Our study displays were designed to be similar to a previous report that suggested that the mean and variance of colours influence working memory reports (Brady & Alvarez, 2015a). Using a method of adjustment, Brady and Alvarez not only found substantial variability in recall precision for individual items within and across displays, but also that a model incorporating ensemble statistics could account for some of this variability. The principle of this hierarchical model (a variation on one proposed by Orhan & Jacobs, 2013) is that recall estimates of individual features are calculated on the basis of a generative model in which the display may contain clusters of items that are all drawn from a normal probability distribution with a particular mean and variance. This assumption (which does not correspond to how displays are actually generated in these experiments) leads to biases in estimates of a cued item that depend on other items in the display. However, the observed biases taken as evidence for this model do not demonstrate independent storage of ensemble statistics, because these statistics could be estimated at any time from the values of the component items (either visible or in memory). Indeed, in the implementations of the hierarchical model as reported by Brady & Alvarez (2015a) and Orhan & Jacobs (2013), there is no explicit memory for ensemble statistics, and inference is based only on independent noise-corrupted memories of each of the individual features in the display. In contrast, to see an advantage over the optimal summation model in the present study, it would be necessary for participants to explicitly store a summary statistic independent of the individual item colours or orientations.
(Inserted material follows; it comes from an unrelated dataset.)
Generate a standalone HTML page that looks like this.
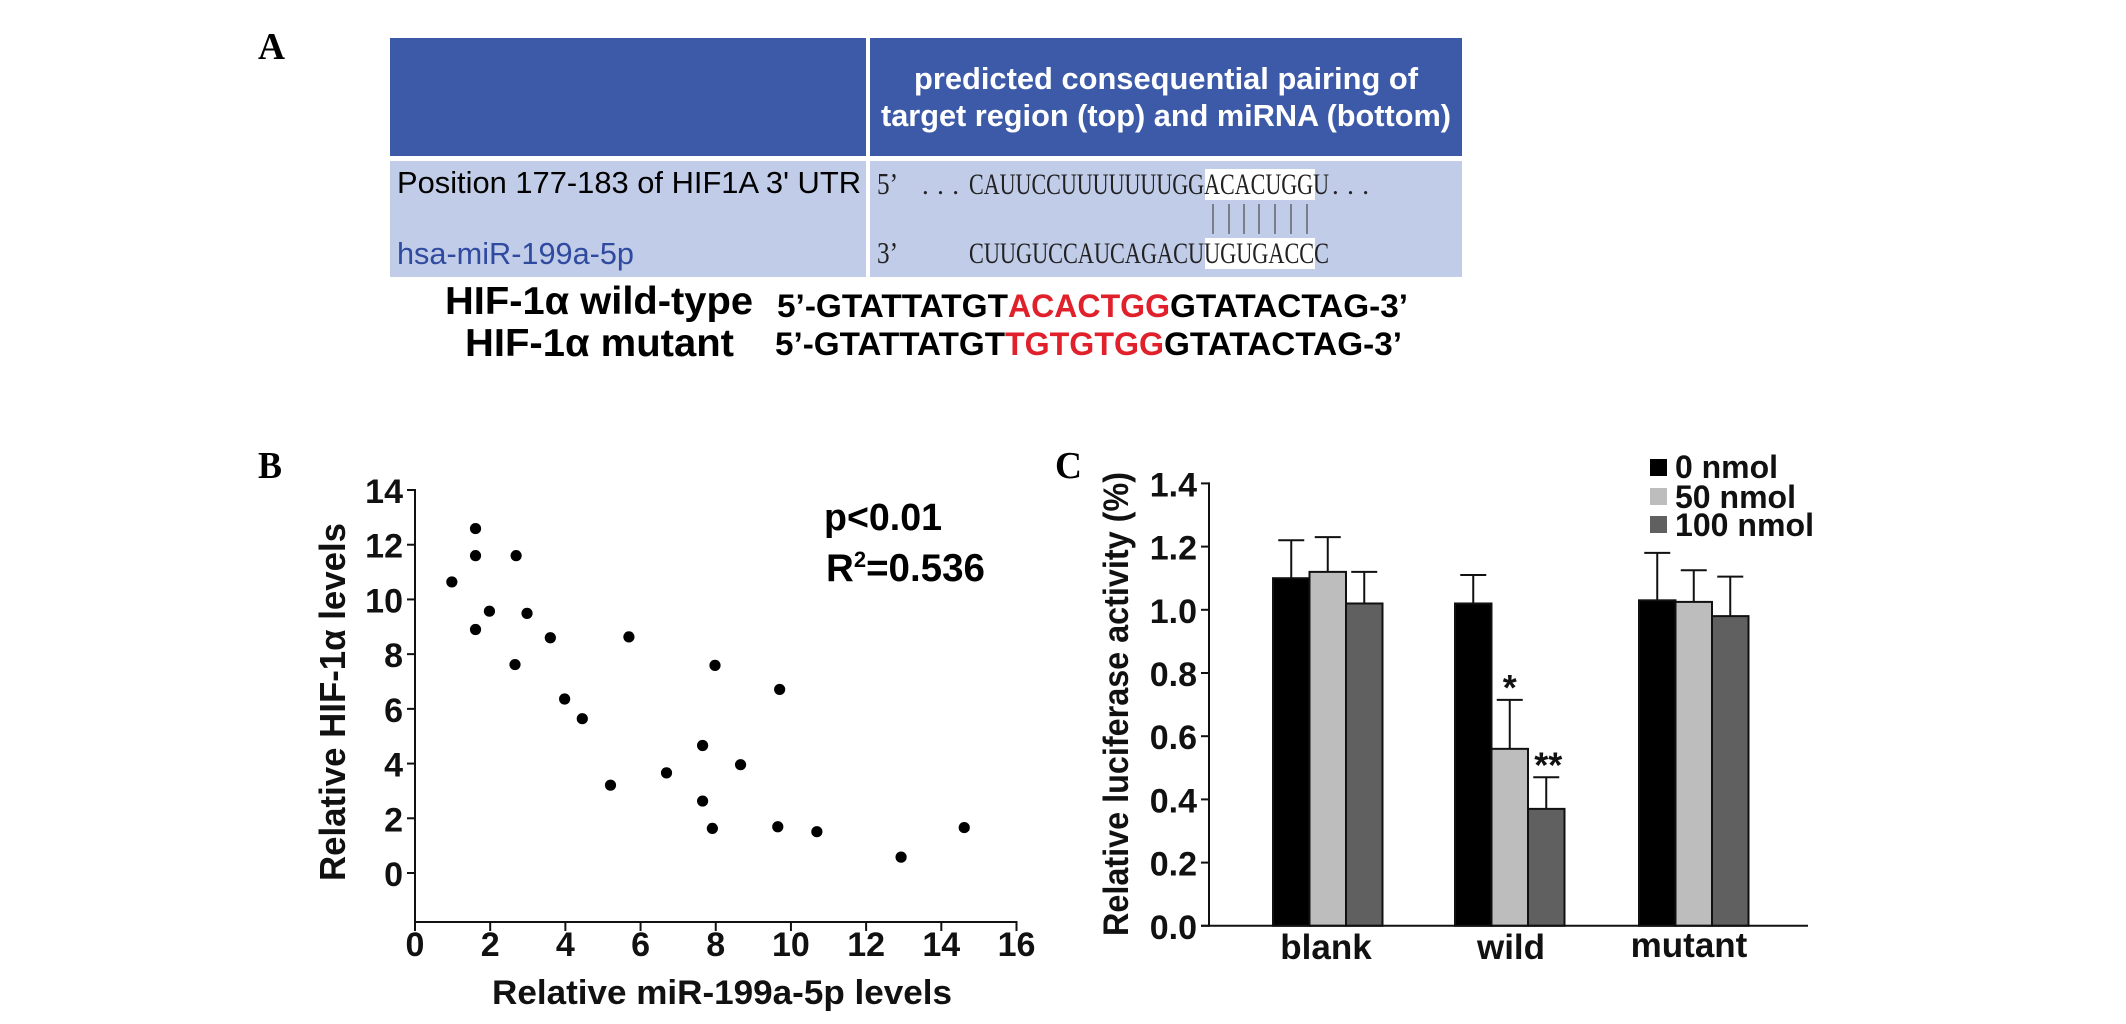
<!DOCTYPE html>
<html lang="en">
<head>
<meta charset="utf-8">
<title>miR-199a-5p and HIF-1α figure</title>
<style>
html,body{margin:0;padding:0;background:#fff;width:2126px;height:1024px;overflow:hidden}
svg{display:block}
text{font-family:"Liberation Sans",sans-serif}
.serif{font-family:"Liberation Serif",serif}
.b{font-weight:bold}
</style>
</head>
<body>
<svg id="figure" width="2126" height="1024" viewBox="0 0 2126 1024" xmlns="http://www.w3.org/2000/svg">
<rect width="2126" height="1024" fill="#fff"/>

<text class="serif b" x="258" y="59" font-size="38" fill="#000" textLength="27" lengthAdjust="spacingAndGlyphs">A</text>
<text class="serif b" x="258" y="478" font-size="38" fill="#000" textLength="24" lengthAdjust="spacingAndGlyphs">B</text>
<text class="serif b" x="1055" y="478" font-size="38" fill="#000" textLength="27" lengthAdjust="spacingAndGlyphs">C</text>

<g>
<rect x="390" y="38" width="476" height="118" fill="#3d5aa9"/>
<rect x="870" y="38" width="592" height="118" fill="#3d5aa9"/>
<rect x="390" y="161" width="476" height="116" fill="#c1cce9"/>
<rect x="870" y="161" width="592" height="116" fill="#c1cce9"/>
<text class="b" x="914" y="89" font-size="31" fill="#fff" textLength="504" lengthAdjust="spacingAndGlyphs">predicted consequential pairing of</text>
<text class="b" x="881" y="126" font-size="31" fill="#fff" textLength="570" lengthAdjust="spacingAndGlyphs">target region (top) and miRNA (bottom)</text>
<text x="397" y="193" font-size="31" fill="#000" textLength="464" lengthAdjust="spacingAndGlyphs">Position 177-183 of HIF1A 3' UTR</text>
<text x="397" y="264" font-size="31" fill="#2f4a9e" textLength="237" lengthAdjust="spacingAndGlyphs">hsa-miR-199a-5p</text>
<rect x="1205" y="169" width="110" height="31" fill="#fff"/>
<rect x="1205" y="238" width="110" height="31" fill="#fff"/>
<text class="serif" x="877" y="194" font-size="31" fill="#222" textLength="21" lengthAdjust="spacingAndGlyphs">5’</text>
<text class="serif" x="877" y="263" font-size="31" fill="#222" textLength="21" lengthAdjust="spacingAndGlyphs">3’</text>
<text class="serif" x="922" y="194" font-size="27" fill="#222" textLength="37">...</text>
<text class="serif" x="969" y="194" font-size="30" fill="#222" textLength="360" lengthAdjust="spacingAndGlyphs">CAUUCCUUUUUUUGGACACUGGU</text>
<text class="serif" x="1332" y="194" font-size="27" fill="#222" textLength="37">...</text>
<text class="serif" x="969" y="263" font-size="30" fill="#222" textLength="360" lengthAdjust="spacingAndGlyphs">CUUGUCCAUCAGACUUGUGACCC</text>
<g stroke="#555" stroke-width="1.3">
<line x1="1213" y1="204" x2="1213" y2="234"/>
<line x1="1229" y1="204" x2="1229" y2="234"/>
<line x1="1244" y1="204" x2="1244" y2="234"/>
<line x1="1259" y1="204" x2="1259" y2="234"/>
<line x1="1275" y1="204" x2="1275" y2="234"/>
<line x1="1291" y1="204" x2="1291" y2="234"/>
<line x1="1307" y1="204" x2="1307" y2="234"/>
</g>
</g>

<g>
<text class="b" x="445" y="314" font-size="39" fill="#000" textLength="308" lengthAdjust="spacingAndGlyphs">HIF-1α wild-type</text>
<text class="b" x="465" y="356" font-size="39" fill="#000" textLength="269" lengthAdjust="spacingAndGlyphs">HIF-1α mutant</text>
<text class="b" x="777" y="317" font-size="32" fill="#000" textLength="231" lengthAdjust="spacingAndGlyphs">5’-GTATTATGT</text>
<text class="b" x="1008" y="317" font-size="32" fill="#e0202a" textLength="162" lengthAdjust="spacingAndGlyphs">ACACTGG</text>
<text class="b" x="1170" y="317" font-size="32" fill="#000" textLength="238" lengthAdjust="spacingAndGlyphs">GTATACTAG-3’</text>
<text class="b" x="775" y="355" font-size="32" fill="#000" textLength="230" lengthAdjust="spacingAndGlyphs">5’-GTATTATGT</text>
<text class="b" x="1005" y="355" font-size="32" fill="#e0202a" textLength="159" lengthAdjust="spacingAndGlyphs">TGTGTGG</text>
<text class="b" x="1164" y="355" font-size="32" fill="#000" textLength="238" lengthAdjust="spacingAndGlyphs">GTATACTAG-3’</text>
</g>

<g id="scatter-chart">
<text class="b" x="824" y="530" font-size="38" fill="#000" textLength="118" lengthAdjust="spacingAndGlyphs">p&lt;0.01</text>
<text class="b" x="826" y="581" font-size="38.5" fill="#000">R<tspan font-size="22" dy="-14">2</tspan><tspan dy="14">=0.536</tspan></text>
<text class="b" x="492" y="1004" font-size="34" fill="#111" textLength="460" lengthAdjust="spacingAndGlyphs">Relative miR-199a-5p levels</text>
<text class="b" x="0" y="0" transform="translate(345,881) rotate(-90)" font-size="36" fill="#111" textLength="358" lengthAdjust="spacingAndGlyphs">Relative HIF-1α levels</text>
</g>

<g id="bar-chart">
<text class="b" x="0" y="0" transform="translate(1128,936) rotate(-90)" font-size="35" fill="#111" textLength="464" lengthAdjust="spacingAndGlyphs">Relative luciferase activity (%)</text>
<rect x="1650" y="459" width="17" height="17" fill="#000"/>
<rect x="1650" y="488" width="17" height="17" fill="#bdbdbd"/>
<rect x="1650" y="516" width="17" height="17" fill="#606060"/>
<text class="b" x="1675" y="478" font-size="32" fill="#111" textLength="103" lengthAdjust="spacingAndGlyphs">0 nmol</text>
<text class="b" x="1675" y="508" font-size="32" fill="#111" textLength="121" lengthAdjust="spacingAndGlyphs">50 nmol</text>
<text class="b" x="1675" y="536" font-size="32" fill="#111" textLength="139" lengthAdjust="spacingAndGlyphs">100 nmol</text>
</g>
</svg>

<script>
var scatterX = [0.98,1.61,1.61,2.69,1.98,2.98,1.61,3.6,5.69,2.66,7.98,9.7,3.98,4.45,7.65,8.66,6.69,5.2,7.65,7.91,9.65,10.69,12.93,14.61];
var scatterY = [10.64,12.59,11.6,11.6,9.57,9.49,8.9,8.6,8.63,7.62,7.59,6.71,6.36,5.64,4.66,3.96,3.66,3.21,2.63,1.63,1.69,1.51,0.58,1.66];
var scatterXTicks = [0,2,4,6,8,10,12,14,16];
var scatterYTicks = [0,2,4,6,8,10,12,14];

var barCategories = ['blank','wild','mutant'];
var barSeriesNames = ['0 nmol','50 nmol','100 nmol'];
var barValues0 = [1.10,1.02,1.03];
var barValues50 = [1.12,0.56,1.025];
var barValues100 = [1.02,0.37,0.98];
var barErrorTops0 = [1.22,1.11,1.18];
var barErrorTops50 = [1.23,0.715,1.125];
var barErrorTops100 = [1.12,0.47,1.105];
var barYTicks = ['0.0','0.2','0.4','0.6','0.8','1.0','1.2','1.4'];
var barStars50 = ['','*',''];
var barStars100 = ['','**',''];

var NS = 'http://www.w3.org/2000/svg';
function mk(tag, parent, props) {
  var el = document.createElementNS(NS, tag);
  for (var k in props) { el.setAttribute(k, props[k]); }
  parent.appendChild(el);
  return el;
}

// Scatter chart
var sRoot = document.getElementById('scatter-chart');
function sx(v) { return 415 + v * (1016.5 - 415) / 16; }
function sy(v) { return 873 - v * (873 - 490) / 14; }
var sBottom = 922;

var sYAxis = mk('line', sRoot, {x1: sx(0), y1: sy(14) - 1, x2: sx(0), y2: sBottom + 1, stroke: '#111', 'stroke-width': 2});


var sXAxis = mk('line', sRoot, {x1: sx(0) - 1, y1: sBottom, x2: sx(16) + 1, y2: sBottom, stroke: '#111', 'stroke-width': 2});



scatterYTicks.forEach(function (t) {
  var tick = mk('line', sRoot, {x1: sx(0) - 8, y1: sy(t), x2: sx(0), y2: sy(t), stroke: '#111', 'stroke-width': 2});
  
  
  var lab = mk('text', sRoot, {x: 403, y: sy(t) + 13, 'text-anchor': 'end', 'font-size': 34, 'font-weight': 'bold', fill: '#111'});
  
  
  lab.textContent = t;
});
scatterXTicks.forEach(function (t) {
  var tick = mk('line', sRoot, {x1: sx(t), y1: sBottom, x2: sx(t), y2: sBottom + 9, stroke: '#111', 'stroke-width': 2});
  
  
  var lab = mk('text', sRoot, {x: sx(t), y: 956, 'text-anchor': 'middle', 'font-size': 34, 'font-weight': 'bold', fill: '#111'});
  
  
  lab.textContent = t;
});
scatterX.forEach(function (v, i) {
  var dot = mk('circle', sRoot, {cx: sx(v), cy: sy(scatterY[i]), r: 5.6, fill: '#000'});
  
  
});

// Bar chart
var bRoot = document.getElementById('bar-chart');
function by(v) { return 925.8 - v * (925.8 - 483.4) / 1.4; }
var bAxisX = 1209;
var groupLeft = [1273, 1455, 1639];
var barWidth = 36.5;
var categoryCenter = [1326, 1511, 1689];
var categoryBaseline = [959, 959, 957];
var barFills = ['#000000', '#bdbdbd', '#606060'];
var allValues = [barValues0, barValues50, barValues100];
var allTops = [barErrorTops0, barErrorTops50, barErrorTops100];
var allStars = [null, barStars50, barStars100];

barCategories.forEach(function (cat, g) {
  barSeriesNames.forEach(function (name, s) {
    var left = groupLeft[g] + s * barWidth;
    var cx = left + barWidth / 2;
    var err = mk('line', bRoot, {x1: cx, y1: by(allTops[s][g]), x2: cx, y2: by(allValues[s][g]), stroke: '#111', 'stroke-width': 2});
    
    
    var cap = mk('line', bRoot, {x1: cx - 13, y1: by(allTops[s][g]), x2: cx + 13, y2: by(allTops[s][g]), stroke: '#111', 'stroke-width': 2});
    
    
    var bar = mk('rect', bRoot, {x: left, y: by(allValues[s][g]), width: barWidth, height: by(0) - by(allValues[s][g]), fill: barFills[s], stroke: '#111', 'stroke-width': 2});
    
    
    if (allStars[s] && allStars[s][g]) {
      var star = mk('text', bRoot, {x: cx + (allStars[s][g].length - 1) * 2, y: by(allTops[s][g]) + 0, 'text-anchor': 'middle', 'font-size': 36, 'font-weight': 'bold', fill: '#111'});
      
      
      star.textContent = allStars[s][g];
    }
  });
  var lab = mk('text', bRoot, {x: categoryCenter[g], y: categoryBaseline[g], 'text-anchor': 'middle', 'font-size': 35, 'font-weight': 'bold', fill: '#111'});
  
  
  lab.textContent = cat;
});

var bYAxis = mk('line', bRoot, {x1: bAxisX, y1: by(1.4) - 1, x2: bAxisX, y2: by(0) + 1, stroke: '#111', 'stroke-width': 2});


var bXAxis = mk('line', bRoot, {x1: bAxisX - 8, y1: by(0), x2: 1808, y2: by(0), stroke: '#111', 'stroke-width': 2});



barYTicks.forEach(function (t) {
  var v = parseFloat(t);
  var tick = mk('line', bRoot, {x1: bAxisX - 8, y1: by(v), x2: bAxisX, y2: by(v), stroke: '#111', 'stroke-width': 2});
  
  
  var lab = mk('text', bRoot, {x: 1197, y: by(v) + 13, 'text-anchor': 'end', 'font-size': 34, 'font-weight': 'bold', fill: '#111'});
  
  
  lab.textContent = t;
});
</script>
</body>
</html>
Our optimal summation predictions were based on extrapolating from performance in conditions where only one of the items in the memory array was presented again in the test display. On these trials, the ensemble statistics that observers might have stored from the memory array were not present in the test display for comparison, which justified our using performance on these trials as a baseline measure for an observer model that is blind to ensemble statistics. However, we do not rule out the possibility that memory for ensemble statistics could have contributed indirectly to performance on these trials. Specifically, observers could in theory evaluate the single item in the test display as if it were a random sample drawn from a probability distribution parameterized with the ensemble statistics remembered from the sample array. If the single feature available at test had low probability under this distribution, it would provide some evidence for a change having occurred that could supplement evidence based on the individual memory for that specific item. As a result, our calculated optimal summation prediction for the mean- and variance-change trials would to some degree overestimate the performance of an observer with no access at all to ensemble statistics from the memory array. Critically, however, it would still predict poorer change detection performance compared to an observer that could directly compare the mean and/or variance of features in the memory and test displays, and would therefore still provide a valid baseline against which to test if our participants have access to those ensemble statistics.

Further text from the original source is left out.